┌────────

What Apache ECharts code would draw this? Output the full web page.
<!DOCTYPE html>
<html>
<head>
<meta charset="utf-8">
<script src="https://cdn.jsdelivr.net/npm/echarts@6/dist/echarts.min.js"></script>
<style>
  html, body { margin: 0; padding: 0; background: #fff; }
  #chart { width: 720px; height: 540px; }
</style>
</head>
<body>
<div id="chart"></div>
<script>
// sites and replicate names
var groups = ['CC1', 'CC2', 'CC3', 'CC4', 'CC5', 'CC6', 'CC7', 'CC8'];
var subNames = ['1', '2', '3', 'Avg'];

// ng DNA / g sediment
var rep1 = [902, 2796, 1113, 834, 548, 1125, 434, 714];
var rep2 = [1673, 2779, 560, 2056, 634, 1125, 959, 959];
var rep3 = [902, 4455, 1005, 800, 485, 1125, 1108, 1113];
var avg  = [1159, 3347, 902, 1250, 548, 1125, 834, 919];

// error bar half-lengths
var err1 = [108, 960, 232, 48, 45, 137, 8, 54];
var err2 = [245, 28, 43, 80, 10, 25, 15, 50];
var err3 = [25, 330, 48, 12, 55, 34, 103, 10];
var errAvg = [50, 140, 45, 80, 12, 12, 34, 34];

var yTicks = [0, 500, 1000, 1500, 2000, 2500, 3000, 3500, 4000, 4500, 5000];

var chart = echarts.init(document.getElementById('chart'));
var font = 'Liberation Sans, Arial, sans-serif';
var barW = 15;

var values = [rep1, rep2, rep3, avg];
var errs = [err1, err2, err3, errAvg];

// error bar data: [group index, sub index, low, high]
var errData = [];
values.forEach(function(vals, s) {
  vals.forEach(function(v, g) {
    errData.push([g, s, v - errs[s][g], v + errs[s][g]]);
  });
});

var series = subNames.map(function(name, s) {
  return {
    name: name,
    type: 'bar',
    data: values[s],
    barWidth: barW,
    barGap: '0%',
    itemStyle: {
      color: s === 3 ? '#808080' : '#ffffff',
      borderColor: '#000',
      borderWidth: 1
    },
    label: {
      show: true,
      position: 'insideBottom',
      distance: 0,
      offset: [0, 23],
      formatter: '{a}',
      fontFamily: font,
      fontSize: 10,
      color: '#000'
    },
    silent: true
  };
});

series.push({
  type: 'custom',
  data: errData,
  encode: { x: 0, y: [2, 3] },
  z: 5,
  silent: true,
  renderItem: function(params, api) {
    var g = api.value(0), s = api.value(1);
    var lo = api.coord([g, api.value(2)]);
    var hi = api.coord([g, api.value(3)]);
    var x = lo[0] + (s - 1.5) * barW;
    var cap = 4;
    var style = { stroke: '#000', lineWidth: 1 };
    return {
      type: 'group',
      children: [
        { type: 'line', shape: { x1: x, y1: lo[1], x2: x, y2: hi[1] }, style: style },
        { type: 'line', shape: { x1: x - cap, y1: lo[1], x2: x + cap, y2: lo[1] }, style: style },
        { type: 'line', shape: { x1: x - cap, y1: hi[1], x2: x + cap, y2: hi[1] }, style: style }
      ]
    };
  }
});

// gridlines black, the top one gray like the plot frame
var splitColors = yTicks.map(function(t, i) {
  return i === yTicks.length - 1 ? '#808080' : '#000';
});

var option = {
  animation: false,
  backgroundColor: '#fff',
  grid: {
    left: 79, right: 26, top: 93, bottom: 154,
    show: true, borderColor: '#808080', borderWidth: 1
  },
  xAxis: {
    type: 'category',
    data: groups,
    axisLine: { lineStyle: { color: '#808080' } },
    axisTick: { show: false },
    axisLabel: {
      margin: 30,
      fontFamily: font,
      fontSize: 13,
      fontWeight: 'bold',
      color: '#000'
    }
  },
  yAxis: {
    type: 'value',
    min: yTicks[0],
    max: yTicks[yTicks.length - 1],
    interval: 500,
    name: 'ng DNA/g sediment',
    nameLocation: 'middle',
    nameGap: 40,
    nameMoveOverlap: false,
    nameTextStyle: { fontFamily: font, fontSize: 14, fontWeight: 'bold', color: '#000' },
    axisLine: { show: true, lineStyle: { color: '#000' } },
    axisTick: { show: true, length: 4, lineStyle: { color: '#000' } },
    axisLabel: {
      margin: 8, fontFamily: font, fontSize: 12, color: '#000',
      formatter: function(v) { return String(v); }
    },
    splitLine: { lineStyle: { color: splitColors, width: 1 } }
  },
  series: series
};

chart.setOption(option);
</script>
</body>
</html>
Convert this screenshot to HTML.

└────────

Transcribe only, please, the lines from the first line of the records through the line with "1125, 834, 919];". Both of those lines are included.

What Apache ECharts code would draw this? Output the full web page.
<!DOCTYPE html>
<html>
<head>
<meta charset="utf-8">
<script src="https://cdn.jsdelivr.net/npm/echarts@6/dist/echarts.min.js"></script>
<style>
  html, body { margin: 0; padding: 0; background: #fff; }
  #chart { width: 720px; height: 540px; }
</style>
</head>
<body>
<div id="chart"></div>
<script>
// sites and replicate names
var groups = ['CC1', 'CC2', 'CC3', 'CC4', 'CC5', 'CC6', 'CC7', 'CC8'];
var subNames = ['1', '2', '3', 'Avg'];

// ng DNA / g sediment
var rep1 = [902, 2796, 1113, 834, 548, 1125, 434, 714];
var rep2 = [1673, 2779, 560, 2056, 634, 1125, 959, 959];
var rep3 = [902, 4455, 1005, 800, 485, 1125, 1108, 1113];
var avg  = [1159, 3347, 902, 1250, 548, 1125, 834, 919];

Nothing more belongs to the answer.